■ **Given exercise**
Print exactly the lines that run from the line containing "Generate a Python" to the line containing "marker_index = [31, 30, 29, 28]", both included, and nothing else; pictures stay out.

———

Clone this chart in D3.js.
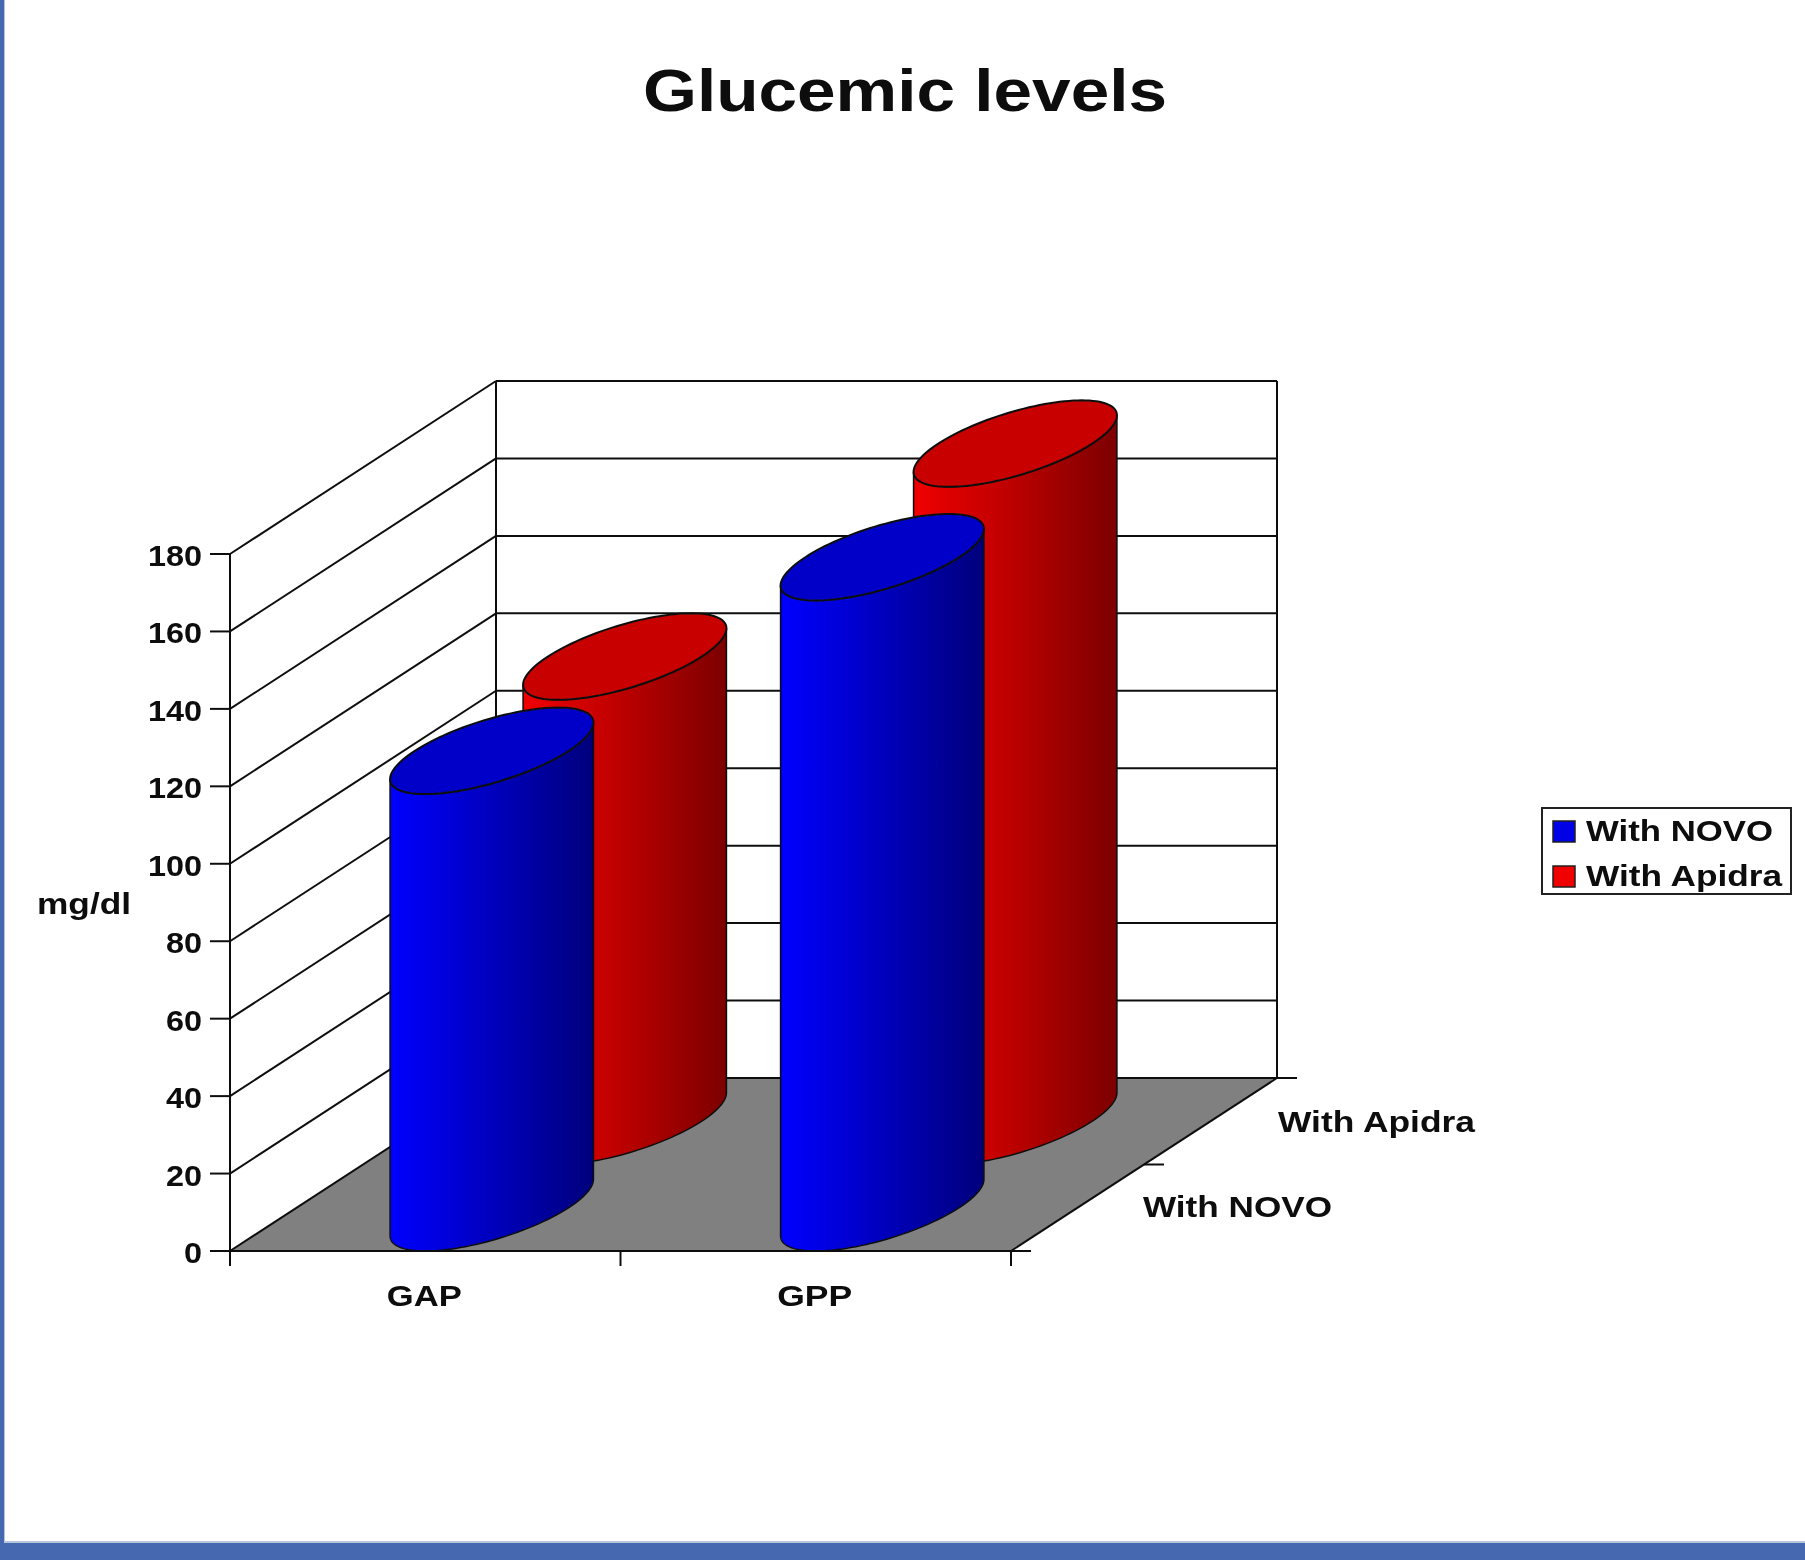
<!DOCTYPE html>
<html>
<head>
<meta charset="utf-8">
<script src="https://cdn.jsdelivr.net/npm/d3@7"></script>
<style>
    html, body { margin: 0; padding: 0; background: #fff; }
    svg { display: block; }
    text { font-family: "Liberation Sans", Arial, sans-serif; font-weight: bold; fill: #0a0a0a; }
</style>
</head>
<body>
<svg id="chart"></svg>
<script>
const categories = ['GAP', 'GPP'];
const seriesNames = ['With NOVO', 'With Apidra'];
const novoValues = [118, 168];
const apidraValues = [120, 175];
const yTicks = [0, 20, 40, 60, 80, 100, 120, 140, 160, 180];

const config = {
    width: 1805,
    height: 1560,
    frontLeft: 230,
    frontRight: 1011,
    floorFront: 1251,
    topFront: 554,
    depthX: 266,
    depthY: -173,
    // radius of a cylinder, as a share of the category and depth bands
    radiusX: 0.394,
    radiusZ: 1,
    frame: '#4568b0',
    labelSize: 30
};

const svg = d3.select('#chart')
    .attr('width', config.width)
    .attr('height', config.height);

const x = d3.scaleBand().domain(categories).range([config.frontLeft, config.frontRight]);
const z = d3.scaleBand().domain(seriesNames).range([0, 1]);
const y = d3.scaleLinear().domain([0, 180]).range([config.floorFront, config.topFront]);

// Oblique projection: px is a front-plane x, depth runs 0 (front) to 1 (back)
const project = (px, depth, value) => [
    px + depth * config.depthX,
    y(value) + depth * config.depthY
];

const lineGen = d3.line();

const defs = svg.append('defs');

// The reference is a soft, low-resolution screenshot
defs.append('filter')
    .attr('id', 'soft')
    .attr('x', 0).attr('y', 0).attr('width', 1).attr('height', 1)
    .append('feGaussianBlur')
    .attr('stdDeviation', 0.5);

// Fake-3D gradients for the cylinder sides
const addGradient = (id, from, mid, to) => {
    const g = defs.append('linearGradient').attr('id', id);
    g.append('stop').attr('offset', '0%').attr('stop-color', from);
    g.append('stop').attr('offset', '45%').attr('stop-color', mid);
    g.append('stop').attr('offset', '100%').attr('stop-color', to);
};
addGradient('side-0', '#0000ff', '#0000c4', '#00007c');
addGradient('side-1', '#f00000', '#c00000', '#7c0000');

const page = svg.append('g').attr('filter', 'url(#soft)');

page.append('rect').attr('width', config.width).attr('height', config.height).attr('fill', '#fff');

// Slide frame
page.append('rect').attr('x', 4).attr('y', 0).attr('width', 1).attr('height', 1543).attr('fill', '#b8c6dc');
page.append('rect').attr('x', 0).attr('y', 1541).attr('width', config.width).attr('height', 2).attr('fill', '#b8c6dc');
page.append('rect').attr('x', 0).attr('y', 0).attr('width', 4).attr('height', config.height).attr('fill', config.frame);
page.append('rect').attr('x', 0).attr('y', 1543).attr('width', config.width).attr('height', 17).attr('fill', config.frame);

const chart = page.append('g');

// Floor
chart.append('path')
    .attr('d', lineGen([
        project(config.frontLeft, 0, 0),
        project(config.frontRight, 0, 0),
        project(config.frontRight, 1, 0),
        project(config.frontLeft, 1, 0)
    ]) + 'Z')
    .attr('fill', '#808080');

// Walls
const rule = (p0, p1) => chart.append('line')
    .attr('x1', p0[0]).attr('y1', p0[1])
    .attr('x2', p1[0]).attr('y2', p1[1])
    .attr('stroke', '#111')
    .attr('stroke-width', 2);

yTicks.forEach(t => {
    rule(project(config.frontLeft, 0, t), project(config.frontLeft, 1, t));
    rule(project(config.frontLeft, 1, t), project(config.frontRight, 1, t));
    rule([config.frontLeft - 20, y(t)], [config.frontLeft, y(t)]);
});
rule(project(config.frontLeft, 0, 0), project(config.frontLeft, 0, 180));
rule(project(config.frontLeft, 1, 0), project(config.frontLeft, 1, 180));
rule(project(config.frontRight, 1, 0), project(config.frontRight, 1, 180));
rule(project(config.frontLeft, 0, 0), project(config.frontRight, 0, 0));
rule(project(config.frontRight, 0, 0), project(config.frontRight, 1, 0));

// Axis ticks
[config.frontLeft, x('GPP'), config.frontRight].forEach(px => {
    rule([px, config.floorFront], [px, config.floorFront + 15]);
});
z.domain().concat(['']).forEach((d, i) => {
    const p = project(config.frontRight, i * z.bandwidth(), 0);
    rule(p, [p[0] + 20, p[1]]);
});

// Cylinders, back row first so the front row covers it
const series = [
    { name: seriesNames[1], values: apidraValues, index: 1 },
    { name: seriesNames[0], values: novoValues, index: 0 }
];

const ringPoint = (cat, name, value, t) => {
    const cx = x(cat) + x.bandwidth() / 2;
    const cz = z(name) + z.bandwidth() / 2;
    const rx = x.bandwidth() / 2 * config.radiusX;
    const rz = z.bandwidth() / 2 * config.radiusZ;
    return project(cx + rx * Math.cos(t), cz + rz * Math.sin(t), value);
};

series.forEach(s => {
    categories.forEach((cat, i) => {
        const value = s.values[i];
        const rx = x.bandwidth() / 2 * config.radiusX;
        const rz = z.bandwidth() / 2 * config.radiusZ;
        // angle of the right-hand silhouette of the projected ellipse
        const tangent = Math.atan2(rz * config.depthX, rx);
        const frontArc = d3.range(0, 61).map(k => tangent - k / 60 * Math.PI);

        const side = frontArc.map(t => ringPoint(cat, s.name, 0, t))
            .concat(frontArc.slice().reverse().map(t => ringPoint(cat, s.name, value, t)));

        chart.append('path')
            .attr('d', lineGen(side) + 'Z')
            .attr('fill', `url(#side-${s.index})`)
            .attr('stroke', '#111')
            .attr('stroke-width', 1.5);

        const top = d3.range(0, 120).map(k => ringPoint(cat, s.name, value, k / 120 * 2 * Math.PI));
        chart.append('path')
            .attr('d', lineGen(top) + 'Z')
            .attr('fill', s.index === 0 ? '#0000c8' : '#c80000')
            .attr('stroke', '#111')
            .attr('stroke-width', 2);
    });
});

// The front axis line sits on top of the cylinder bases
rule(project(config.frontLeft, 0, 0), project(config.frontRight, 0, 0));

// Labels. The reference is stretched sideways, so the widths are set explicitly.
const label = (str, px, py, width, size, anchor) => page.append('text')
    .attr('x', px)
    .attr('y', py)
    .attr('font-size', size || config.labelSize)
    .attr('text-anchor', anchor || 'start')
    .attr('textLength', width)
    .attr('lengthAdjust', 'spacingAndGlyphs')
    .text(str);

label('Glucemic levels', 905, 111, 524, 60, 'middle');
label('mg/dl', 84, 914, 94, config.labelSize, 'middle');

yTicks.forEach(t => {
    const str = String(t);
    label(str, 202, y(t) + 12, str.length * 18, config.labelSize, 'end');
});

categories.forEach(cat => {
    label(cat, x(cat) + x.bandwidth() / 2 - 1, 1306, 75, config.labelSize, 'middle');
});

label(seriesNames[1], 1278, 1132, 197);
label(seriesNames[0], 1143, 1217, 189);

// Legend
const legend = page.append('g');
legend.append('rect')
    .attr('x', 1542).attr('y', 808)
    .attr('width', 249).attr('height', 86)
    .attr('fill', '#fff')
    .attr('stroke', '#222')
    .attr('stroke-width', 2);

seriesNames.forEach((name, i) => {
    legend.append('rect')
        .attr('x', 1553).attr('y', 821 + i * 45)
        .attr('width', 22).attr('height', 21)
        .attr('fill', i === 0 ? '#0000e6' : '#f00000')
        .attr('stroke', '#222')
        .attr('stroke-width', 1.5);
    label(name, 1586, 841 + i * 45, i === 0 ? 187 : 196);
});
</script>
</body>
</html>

———

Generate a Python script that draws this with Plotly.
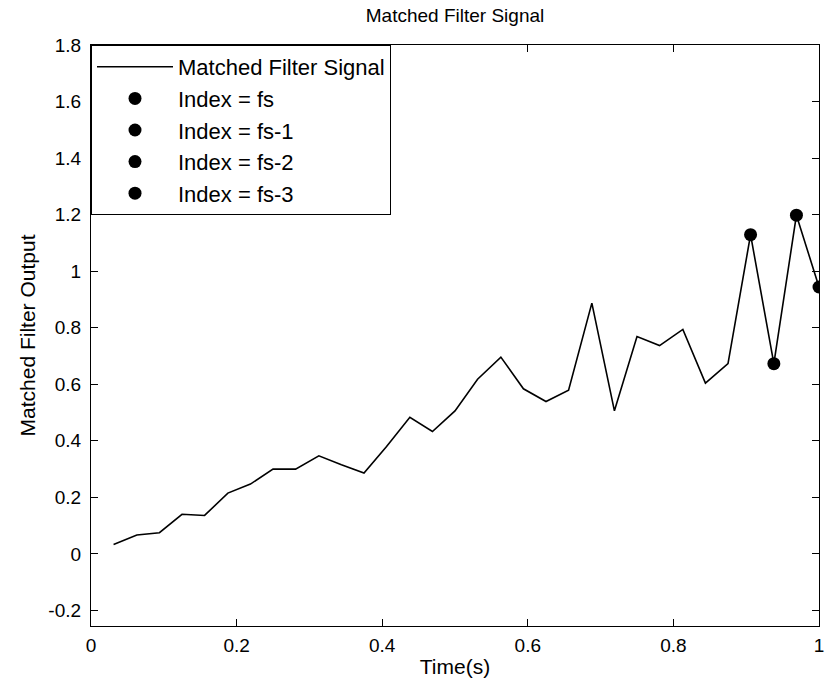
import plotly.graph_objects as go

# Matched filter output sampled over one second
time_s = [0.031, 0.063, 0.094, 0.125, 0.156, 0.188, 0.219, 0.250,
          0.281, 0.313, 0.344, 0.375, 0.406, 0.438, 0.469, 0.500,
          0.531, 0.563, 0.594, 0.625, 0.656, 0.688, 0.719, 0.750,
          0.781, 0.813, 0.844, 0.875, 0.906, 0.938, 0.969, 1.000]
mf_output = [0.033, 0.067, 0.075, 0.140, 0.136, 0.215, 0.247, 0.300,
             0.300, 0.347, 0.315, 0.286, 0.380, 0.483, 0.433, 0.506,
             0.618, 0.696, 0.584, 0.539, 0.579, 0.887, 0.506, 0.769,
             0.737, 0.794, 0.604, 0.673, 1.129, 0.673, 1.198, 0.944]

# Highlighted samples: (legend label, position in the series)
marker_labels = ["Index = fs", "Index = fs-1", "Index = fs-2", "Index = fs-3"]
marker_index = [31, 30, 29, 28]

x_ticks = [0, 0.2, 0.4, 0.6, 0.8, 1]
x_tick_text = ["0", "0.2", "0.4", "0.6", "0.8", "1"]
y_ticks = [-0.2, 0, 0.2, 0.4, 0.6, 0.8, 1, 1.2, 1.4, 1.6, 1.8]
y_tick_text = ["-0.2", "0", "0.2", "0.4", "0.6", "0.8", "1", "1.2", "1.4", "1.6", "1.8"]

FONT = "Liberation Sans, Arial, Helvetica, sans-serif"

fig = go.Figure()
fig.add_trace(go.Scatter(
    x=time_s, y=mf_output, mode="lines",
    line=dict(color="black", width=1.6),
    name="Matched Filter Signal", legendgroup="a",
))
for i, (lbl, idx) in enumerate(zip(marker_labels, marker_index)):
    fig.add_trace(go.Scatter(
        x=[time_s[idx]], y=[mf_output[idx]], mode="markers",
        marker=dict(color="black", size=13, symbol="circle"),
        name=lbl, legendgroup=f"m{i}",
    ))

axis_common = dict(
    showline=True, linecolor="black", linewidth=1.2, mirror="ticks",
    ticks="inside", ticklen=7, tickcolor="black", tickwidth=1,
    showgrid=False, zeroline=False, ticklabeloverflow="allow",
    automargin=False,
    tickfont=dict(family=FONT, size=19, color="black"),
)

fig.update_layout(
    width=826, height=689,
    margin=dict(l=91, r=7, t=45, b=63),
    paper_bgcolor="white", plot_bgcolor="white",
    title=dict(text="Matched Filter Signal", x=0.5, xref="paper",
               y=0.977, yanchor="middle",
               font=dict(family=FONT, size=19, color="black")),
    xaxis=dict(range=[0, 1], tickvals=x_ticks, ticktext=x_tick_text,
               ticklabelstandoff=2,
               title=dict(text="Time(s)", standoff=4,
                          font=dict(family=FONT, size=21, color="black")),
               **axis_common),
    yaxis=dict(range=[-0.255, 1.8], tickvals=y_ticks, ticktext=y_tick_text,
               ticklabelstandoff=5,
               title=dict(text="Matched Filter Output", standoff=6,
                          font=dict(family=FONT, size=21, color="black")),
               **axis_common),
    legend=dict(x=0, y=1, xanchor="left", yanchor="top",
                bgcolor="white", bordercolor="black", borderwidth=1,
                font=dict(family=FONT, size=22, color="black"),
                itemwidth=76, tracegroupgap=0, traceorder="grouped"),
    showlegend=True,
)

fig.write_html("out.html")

———

■ **Answer to the exercise**
Generate a Python script that draws this with Plotly.
import plotly.graph_objects as go

# Matched filter output sampled over one second
time_s = [0.031, 0.063, 0.094, 0.125, 0.156, 0.188, 0.219, 0.250,
          0.281, 0.313, 0.344, 0.375, 0.406, 0.438, 0.469, 0.500,
          0.531, 0.563, 0.594, 0.625, 0.656, 0.688, 0.719, 0.750,
          0.781, 0.813, 0.844, 0.875, 0.906, 0.938, 0.969, 1.000]
mf_output = [0.033, 0.067, 0.075, 0.140, 0.136, 0.215, 0.247, 0.300,
             0.300, 0.347, 0.315, 0.286, 0.380, 0.483, 0.433, 0.506,
             0.618, 0.696, 0.584, 0.539, 0.579, 0.887, 0.506, 0.769,
             0.737, 0.794, 0.604, 0.673, 1.129, 0.673, 1.198, 0.944]

# Highlighted samples: (legend label, position in the series)
marker_labels = ["Index = fs", "Index = fs-1", "Index = fs-2", "Index = fs-3"]
marker_index = [31, 30, 29, 28]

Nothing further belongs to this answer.